Plotting code records

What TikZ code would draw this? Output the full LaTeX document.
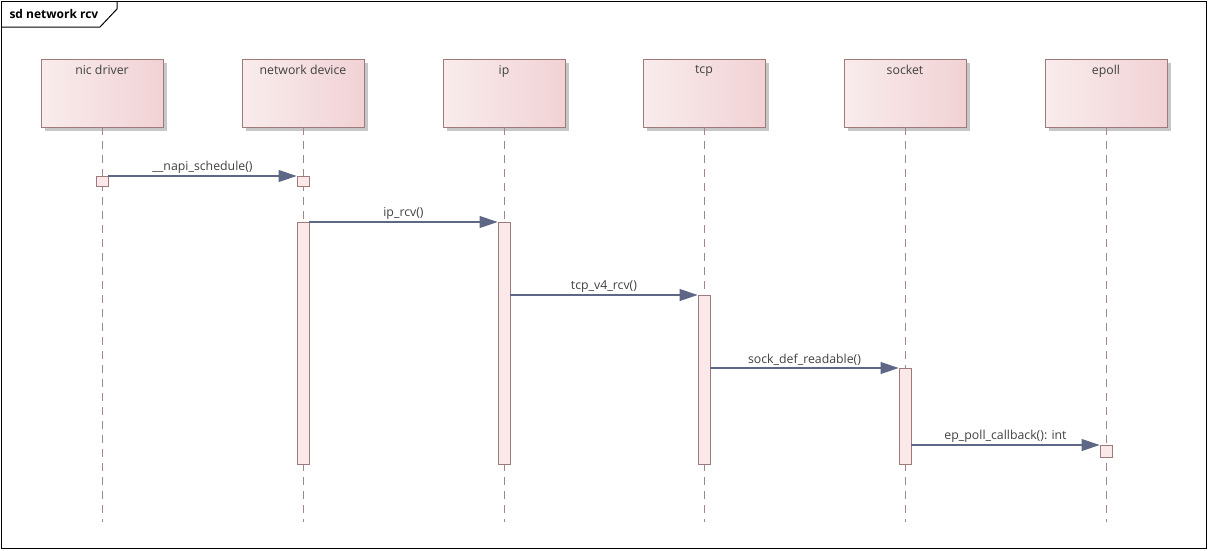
\documentclass[tikz,border=0pt]{standalone}
\usepackage{fontspec}
\setmainfont{Open Sans}
\usetikzlibrary{arrows.meta,shadows}

\definecolor{headleft}{HTML}{F9ECEC}
\definecolor{headright}{HTML}{F1D2D5}
\definecolor{headline}{HTML}{9E7A7A}
\definecolor{actfill}{HTML}{FBE9E9}
\definecolor{lifecol}{HTML}{A08888}
\definecolor{msgcol}{HTML}{5E6886}
\definecolor{txtcol}{HTML}{404040}

\begin{document}
\begin{tikzpicture}[
  x=1pt, y=-1pt,
  font=\fontsize{12.3}{14}\selectfont,
  head/.style={draw=headline, line width=0.9pt, left color=headleft, right color=headright,
    minimum width=122, minimum height=68, inner sep=0,
    drop shadow={shadow xshift=3.5pt, shadow yshift=-3.5pt, fill=black!22, opacity=1}},
  headtext/.style={anchor=north, text=txtcol, inner sep=6.5pt},
  act/.style={draw=headline, line width=0.9pt, fill=actfill, minimum width=12, inner sep=0, anchor=north},
  life/.style={draw=lifecol, line width=1pt, dash pattern=on 8pt off 6pt},
  msg/.style={draw=msgcol, line width=1.1pt, -{Triangle[length=18pt, width=12pt]}},
  lbl/.style={above, text=txtcol, inner sep=2pt},
  title/.style={font=\fontsize{12}{14}\selectfont\bfseries, anchor=west},
]
  \useasboundingbox (0,0) rectangle (1208,550);

  % ===== frame =====
  \draw[line width=1pt] (1.5,1.5) rectangle (1206,548);
  \node[title] (sd) at (6,14) {sd network rcv};
  \draw[line width=1pt] (117,1.5) -- (117,9) -- (100,27) -- (1.5,27);

  % ===== lifeline heads =====
  \node[head, label={[headtext]north:nic driver}] (nic) at (102,93) {};
  \node[head, label={[headtext]north:network device}] (dev) at (303,93) {};
  \node[head, label={[headtext]north:ip}] (ip) at (504,93) {};
  \node[head, label={[headtext]north:tcp}] (tcp) at (704,93) {};
  \node[head, label={[headtext]north:socket}] (sock) at (905,93) {};
  \node[head, label={[headtext]north:epoll}] (epoll) at (1106,93) {};

  \coordinate (nicEnd) at (102,522);
  \coordinate (devEnd) at (303,522);
  \coordinate (ipEnd) at (504,522);
  \coordinate (tcpEnd) at (704,522);
  \coordinate (sockEnd) at (905,522);
  \coordinate (epollEnd) at (1106,522);

  \draw[life] (nic.south) -- (nicEnd);
  \draw[life] (dev.south) -- (devEnd);
  \draw[life] (ip.south) -- (ipEnd);
  \draw[life] (tcp.south) -- (tcpEnd);
  \draw[life] (sock.south) -- (sockEnd);
  \draw[life] (epoll.south) -- (epollEnd);

  % ===== activations =====
  \node[act, minimum height=10] (nicA) at (102,176) {};
  \node[act, minimum height=10] (devA) at (303,176) {};
  \node[act, minimum height=242] (devB) at (303,222) {};
  \node[act, minimum height=242] (ipA) at (504,222) {};
  \node[act, minimum height=169] (tcpA) at (704,295) {};
  \node[act, minimum height=96] (sockA) at (905,368) {};
  \node[act, minimum height=12] (epollA) at (1106,445) {};

  % ===== messages =====
  \draw[msg] (nicA.north east) -- node[lbl] {\_\_napi\_schedule()} (devA.north west);
  \draw[msg] (devB.north east) -- node[lbl] {ip\_rcv()} (ipA.north west);
  \draw[msg] (ipA.east |- tcpA.north) -- node[lbl] {tcp\_v4\_rcv()} (tcpA.north west);
  \draw[msg] (tcpA.east |- sockA.north) -- node[lbl] {sock\_def\_readable()} (sockA.north west);
  \draw[msg] (sockA.east |- epollA.north) -- node[lbl] {ep\_poll\_callback(): int} (epollA.north west);
\end{tikzpicture}
\end{document}
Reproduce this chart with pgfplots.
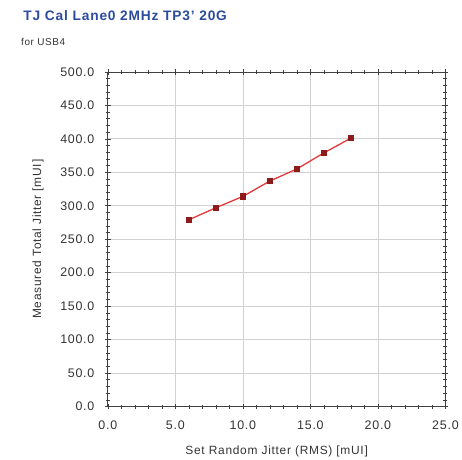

Problem to work on
Reproduce all the entries that precede this task, word for word, minus any pictures.

In response
What TikZ code would draw this? Output the full LaTeX document.
\documentclass[tikz,border=0pt]{standalone}
\usepackage{fontspec}
\setmainfont{Open Sans}
\usetikzlibrary{arrows.meta,shadows}

\definecolor{headleft}{HTML}{F9ECEC}
\definecolor{headright}{HTML}{F1D2D5}
\definecolor{headline}{HTML}{9E7A7A}
\definecolor{actfill}{HTML}{FBE9E9}
\definecolor{lifecol}{HTML}{A08888}
\definecolor{msgcol}{HTML}{5E6886}
\definecolor{txtcol}{HTML}{404040}

\begin{document}
\begin{tikzpicture}[
  x=1pt, y=-1pt,
  font=\fontsize{12.3}{14}\selectfont,
  head/.style={draw=headline, line width=0.9pt, left color=headleft, right color=headright,
    minimum width=122, minimum height=68, inner sep=0,
    drop shadow={shadow xshift=3.5pt, shadow yshift=-3.5pt, fill=black!22, opacity=1}},
  headtext/.style={anchor=north, text=txtcol, inner sep=6.5pt},
  act/.style={draw=headline, line width=0.9pt, fill=actfill, minimum width=12, inner sep=0, anchor=north},
  life/.style={draw=lifecol, line width=1pt, dash pattern=on 8pt off 6pt},
  msg/.style={draw=msgcol, line width=1.1pt, -{Triangle[length=18pt, width=12pt]}},
  lbl/.style={above, text=txtcol, inner sep=2pt},
  title/.style={font=\fontsize{12}{14}\selectfont\bfseries, anchor=west},
]
  \useasboundingbox (0,0) rectangle (1208,550);

  % ===== frame =====
  \draw[line width=1pt] (1.5,1.5) rectangle (1206,548);
  \node[title] (sd) at (6,14) {sd network rcv};
  \draw[line width=1pt] (117,1.5) -- (117,9) -- (100,27) -- (1.5,27);

  % ===== lifeline heads =====
  \node[head, label={[headtext]north:nic driver}] (nic) at (102,93) {};
  \node[head, label={[headtext]north:network device}] (dev) at (303,93) {};
  \node[head, label={[headtext]north:ip}] (ip) at (504,93) {};
  \node[head, label={[headtext]north:tcp}] (tcp) at (704,93) {};
  \node[head, label={[headtext]north:socket}] (sock) at (905,93) {};
  \node[head, label={[headtext]north:epoll}] (epoll) at (1106,93) {};

  \coordinate (nicEnd) at (102,522);
  \coordinate (devEnd) at (303,522);
  \coordinate (ipEnd) at (504,522);
  \coordinate (tcpEnd) at (704,522);
  \coordinate (sockEnd) at (905,522);
  \coordinate (epollEnd) at (1106,522);

  \draw[life] (nic.south) -- (nicEnd);
  \draw[life] (dev.south) -- (devEnd);
  \draw[life] (ip.south) -- (ipEnd);
  \draw[life] (tcp.south) -- (tcpEnd);
  \draw[life] (sock.south) -- (sockEnd);
  \draw[life] (epoll.south) -- (epollEnd);

  % ===== activations =====
  \node[act, minimum height=10] (nicA) at (102,176) {};
  \node[act, minimum height=10] (devA) at (303,176) {};
  \node[act, minimum height=242] (devB) at (303,222) {};
  \node[act, minimum height=242] (ipA) at (504,222) {};
  \node[act, minimum height=169] (tcpA) at (704,295) {};
  \node[act, minimum height=96] (sockA) at (905,368) {};
  \node[act, minimum height=12] (epollA) at (1106,445) {};

  % ===== messages =====
  \draw[msg] (nicA.north east) -- node[lbl] {\_\_napi\_schedule()} (devA.north west);
  \draw[msg] (devB.north east) -- node[lbl] {ip\_rcv()} (ipA.north west);
  \draw[msg] (ipA.east |- tcpA.north) -- node[lbl] {tcp\_v4\_rcv()} (tcpA.north west);
  \draw[msg] (tcpA.east |- sockA.north) -- node[lbl] {sock\_def\_readable()} (sockA.north west);
  \draw[msg] (sockA.east |- epollA.north) -- node[lbl] {ep\_poll\_callback(): int} (epollA.north west);
\end{tikzpicture}
\end{document}
Reproduce this chart with pgfplots.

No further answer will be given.